Task requirements:
From the records below, please print only the lines from the one containing "Generate a Python" through the one containing "import seaborn as sns", both included. Skip the pictures.

Records to use:

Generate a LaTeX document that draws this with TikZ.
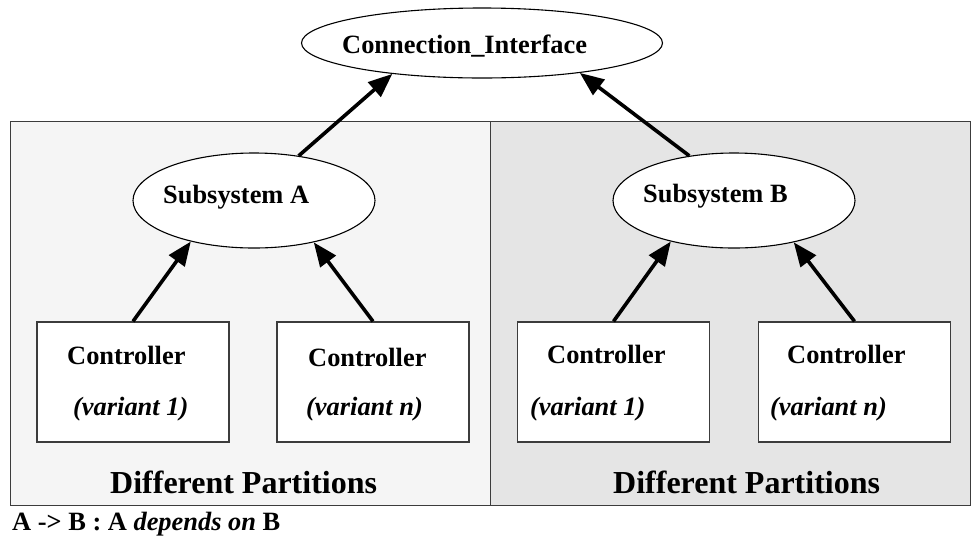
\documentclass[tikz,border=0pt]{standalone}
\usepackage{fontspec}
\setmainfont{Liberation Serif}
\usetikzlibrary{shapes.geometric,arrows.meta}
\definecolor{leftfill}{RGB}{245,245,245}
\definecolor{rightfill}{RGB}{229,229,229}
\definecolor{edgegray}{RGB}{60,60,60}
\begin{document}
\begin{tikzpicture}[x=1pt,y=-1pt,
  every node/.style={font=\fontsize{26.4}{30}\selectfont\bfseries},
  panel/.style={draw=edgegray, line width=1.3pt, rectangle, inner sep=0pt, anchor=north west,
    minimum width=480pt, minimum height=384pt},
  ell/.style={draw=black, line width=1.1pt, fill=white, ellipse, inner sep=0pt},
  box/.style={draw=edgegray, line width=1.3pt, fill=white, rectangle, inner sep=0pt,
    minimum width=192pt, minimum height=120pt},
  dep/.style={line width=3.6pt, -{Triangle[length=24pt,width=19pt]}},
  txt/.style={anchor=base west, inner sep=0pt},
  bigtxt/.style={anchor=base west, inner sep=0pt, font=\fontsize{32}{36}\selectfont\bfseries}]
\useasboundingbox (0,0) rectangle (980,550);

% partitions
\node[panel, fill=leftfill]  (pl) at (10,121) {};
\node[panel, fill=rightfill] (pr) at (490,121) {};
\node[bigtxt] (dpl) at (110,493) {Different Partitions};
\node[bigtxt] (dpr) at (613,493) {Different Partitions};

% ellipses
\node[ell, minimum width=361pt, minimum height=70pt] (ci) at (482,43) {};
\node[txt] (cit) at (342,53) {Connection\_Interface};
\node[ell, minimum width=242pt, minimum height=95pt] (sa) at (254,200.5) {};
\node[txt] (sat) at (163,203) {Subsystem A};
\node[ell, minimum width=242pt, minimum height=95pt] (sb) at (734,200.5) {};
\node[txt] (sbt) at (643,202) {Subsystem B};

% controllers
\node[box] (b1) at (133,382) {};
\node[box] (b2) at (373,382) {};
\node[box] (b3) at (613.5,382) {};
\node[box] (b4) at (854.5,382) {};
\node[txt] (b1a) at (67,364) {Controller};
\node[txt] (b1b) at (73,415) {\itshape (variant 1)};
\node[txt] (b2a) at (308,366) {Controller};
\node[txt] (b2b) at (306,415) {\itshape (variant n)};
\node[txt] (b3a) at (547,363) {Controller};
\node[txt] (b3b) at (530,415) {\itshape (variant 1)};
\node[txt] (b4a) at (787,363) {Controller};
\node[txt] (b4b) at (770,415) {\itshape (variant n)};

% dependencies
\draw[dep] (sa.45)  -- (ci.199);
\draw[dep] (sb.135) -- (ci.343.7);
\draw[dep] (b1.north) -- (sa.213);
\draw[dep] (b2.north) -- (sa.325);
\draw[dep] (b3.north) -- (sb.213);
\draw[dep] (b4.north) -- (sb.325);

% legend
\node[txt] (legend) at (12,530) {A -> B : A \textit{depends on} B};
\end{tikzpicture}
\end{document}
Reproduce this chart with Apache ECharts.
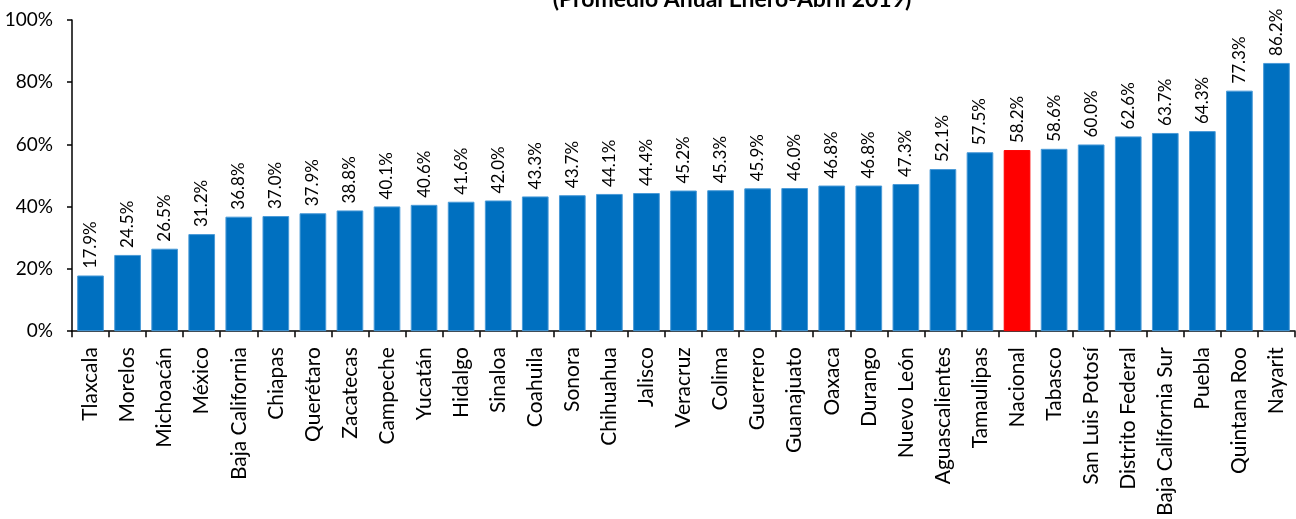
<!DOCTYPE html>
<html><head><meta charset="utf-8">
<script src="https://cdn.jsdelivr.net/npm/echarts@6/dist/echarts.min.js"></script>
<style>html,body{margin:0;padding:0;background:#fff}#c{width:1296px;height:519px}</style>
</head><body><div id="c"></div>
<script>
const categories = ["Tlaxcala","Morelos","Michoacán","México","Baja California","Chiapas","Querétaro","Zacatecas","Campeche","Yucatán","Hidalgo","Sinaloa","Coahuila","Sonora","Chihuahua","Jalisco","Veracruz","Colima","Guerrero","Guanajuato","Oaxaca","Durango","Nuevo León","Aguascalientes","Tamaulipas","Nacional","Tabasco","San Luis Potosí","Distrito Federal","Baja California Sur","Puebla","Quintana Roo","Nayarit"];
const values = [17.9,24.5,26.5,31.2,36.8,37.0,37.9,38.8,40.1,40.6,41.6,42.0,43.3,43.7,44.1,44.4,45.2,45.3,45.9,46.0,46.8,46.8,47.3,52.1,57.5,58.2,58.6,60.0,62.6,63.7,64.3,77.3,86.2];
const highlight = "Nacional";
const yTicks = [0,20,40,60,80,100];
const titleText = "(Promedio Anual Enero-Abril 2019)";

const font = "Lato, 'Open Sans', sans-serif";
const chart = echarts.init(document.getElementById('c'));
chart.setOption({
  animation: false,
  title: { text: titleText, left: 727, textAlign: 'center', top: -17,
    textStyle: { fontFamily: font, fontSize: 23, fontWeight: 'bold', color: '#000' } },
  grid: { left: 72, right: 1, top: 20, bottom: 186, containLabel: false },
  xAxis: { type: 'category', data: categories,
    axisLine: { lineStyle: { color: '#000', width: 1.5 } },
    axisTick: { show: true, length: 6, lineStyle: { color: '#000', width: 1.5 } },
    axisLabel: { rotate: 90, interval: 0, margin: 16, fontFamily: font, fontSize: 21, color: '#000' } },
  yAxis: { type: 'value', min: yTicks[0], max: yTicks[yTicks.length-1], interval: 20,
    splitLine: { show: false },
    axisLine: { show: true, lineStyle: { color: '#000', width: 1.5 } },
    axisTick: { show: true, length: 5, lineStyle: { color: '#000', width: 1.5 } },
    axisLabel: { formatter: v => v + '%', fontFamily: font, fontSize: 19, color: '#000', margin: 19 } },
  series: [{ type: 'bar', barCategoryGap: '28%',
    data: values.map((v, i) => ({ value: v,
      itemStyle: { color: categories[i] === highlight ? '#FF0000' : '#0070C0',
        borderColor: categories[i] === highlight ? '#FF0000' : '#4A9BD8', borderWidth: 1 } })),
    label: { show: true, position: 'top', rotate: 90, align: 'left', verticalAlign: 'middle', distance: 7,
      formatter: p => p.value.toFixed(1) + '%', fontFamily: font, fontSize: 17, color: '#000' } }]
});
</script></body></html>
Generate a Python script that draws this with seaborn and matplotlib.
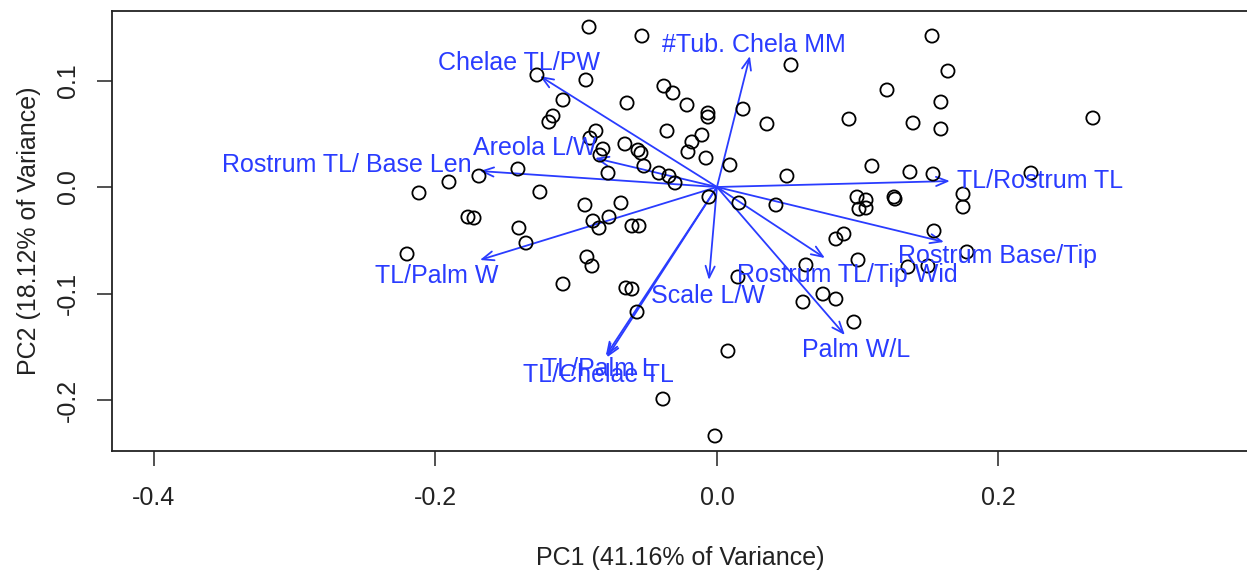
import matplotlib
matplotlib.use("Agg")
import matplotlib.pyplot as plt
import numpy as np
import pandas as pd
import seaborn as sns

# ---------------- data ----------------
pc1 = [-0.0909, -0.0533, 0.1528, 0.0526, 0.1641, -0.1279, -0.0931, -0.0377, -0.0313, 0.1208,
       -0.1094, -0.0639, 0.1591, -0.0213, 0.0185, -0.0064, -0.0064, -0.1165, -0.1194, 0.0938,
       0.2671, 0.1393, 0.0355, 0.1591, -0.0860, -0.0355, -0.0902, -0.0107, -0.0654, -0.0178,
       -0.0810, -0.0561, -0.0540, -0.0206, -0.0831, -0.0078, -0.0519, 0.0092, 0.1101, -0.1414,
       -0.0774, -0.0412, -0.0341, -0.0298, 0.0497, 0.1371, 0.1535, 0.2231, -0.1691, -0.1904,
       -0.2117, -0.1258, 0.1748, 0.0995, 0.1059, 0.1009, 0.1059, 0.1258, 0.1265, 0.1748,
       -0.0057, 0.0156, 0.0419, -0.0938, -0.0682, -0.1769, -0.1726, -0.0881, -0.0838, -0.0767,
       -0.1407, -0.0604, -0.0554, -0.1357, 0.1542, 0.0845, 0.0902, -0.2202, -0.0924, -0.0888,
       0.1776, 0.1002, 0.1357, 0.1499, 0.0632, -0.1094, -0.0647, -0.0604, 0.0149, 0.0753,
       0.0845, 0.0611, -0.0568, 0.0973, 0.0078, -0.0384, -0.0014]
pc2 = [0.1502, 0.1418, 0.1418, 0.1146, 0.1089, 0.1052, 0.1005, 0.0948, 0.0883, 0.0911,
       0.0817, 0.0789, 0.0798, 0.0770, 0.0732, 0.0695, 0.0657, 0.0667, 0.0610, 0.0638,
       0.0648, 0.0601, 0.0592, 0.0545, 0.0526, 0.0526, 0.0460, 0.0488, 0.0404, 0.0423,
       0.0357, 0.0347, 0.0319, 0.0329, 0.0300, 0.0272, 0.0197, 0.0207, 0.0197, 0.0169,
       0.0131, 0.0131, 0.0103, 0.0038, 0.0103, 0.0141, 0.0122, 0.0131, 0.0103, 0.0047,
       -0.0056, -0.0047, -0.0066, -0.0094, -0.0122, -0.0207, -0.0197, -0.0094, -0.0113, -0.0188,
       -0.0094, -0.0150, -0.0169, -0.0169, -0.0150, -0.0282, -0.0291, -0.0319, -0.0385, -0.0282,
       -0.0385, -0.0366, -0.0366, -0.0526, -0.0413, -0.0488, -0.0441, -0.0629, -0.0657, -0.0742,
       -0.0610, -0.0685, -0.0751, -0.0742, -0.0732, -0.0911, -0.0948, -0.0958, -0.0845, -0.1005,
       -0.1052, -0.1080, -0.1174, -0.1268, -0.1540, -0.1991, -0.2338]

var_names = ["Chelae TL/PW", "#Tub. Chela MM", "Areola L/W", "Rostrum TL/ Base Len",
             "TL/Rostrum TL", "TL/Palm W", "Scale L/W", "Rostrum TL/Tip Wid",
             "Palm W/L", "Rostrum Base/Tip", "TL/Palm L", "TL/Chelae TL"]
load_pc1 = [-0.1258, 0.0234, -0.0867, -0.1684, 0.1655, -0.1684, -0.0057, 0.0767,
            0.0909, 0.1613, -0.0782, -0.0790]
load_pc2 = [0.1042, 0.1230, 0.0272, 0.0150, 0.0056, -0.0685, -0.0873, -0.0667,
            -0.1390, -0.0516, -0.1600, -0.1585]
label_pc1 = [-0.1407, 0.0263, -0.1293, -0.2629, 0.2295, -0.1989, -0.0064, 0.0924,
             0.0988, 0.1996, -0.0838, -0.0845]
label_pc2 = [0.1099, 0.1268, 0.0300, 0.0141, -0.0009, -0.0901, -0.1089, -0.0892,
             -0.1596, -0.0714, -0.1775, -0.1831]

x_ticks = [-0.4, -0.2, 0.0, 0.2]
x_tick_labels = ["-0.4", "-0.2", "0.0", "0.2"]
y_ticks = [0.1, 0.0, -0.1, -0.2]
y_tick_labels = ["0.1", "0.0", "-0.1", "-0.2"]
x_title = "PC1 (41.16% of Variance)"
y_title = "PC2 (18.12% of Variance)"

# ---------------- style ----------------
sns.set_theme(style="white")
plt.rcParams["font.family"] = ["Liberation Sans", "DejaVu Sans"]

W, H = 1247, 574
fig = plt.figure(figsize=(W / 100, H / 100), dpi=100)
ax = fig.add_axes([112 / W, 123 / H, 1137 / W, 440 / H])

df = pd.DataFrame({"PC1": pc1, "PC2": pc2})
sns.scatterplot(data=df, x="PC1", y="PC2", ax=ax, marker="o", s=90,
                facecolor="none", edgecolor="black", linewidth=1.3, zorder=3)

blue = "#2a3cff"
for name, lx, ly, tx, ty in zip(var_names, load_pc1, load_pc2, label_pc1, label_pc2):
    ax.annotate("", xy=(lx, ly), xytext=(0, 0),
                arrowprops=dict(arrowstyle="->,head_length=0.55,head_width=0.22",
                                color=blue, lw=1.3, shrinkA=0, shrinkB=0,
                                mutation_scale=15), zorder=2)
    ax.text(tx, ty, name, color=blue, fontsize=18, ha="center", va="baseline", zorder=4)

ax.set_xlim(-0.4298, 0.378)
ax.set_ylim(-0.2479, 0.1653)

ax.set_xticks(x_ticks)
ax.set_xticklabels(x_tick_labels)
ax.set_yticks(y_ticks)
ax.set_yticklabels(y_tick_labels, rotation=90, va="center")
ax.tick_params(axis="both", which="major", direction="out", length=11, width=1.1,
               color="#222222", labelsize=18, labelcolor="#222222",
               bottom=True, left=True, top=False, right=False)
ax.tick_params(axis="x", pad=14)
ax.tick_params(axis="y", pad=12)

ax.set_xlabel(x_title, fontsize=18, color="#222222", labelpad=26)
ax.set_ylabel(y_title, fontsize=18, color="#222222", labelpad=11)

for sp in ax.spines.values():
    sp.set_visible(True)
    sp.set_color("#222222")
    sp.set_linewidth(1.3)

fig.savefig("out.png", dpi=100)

Finished task:
Generate a Python script that draws this with seaborn and matplotlib.
import matplotlib
matplotlib.use("Agg")
import matplotlib.pyplot as plt
import numpy as np
import pandas as pd
import seaborn as sns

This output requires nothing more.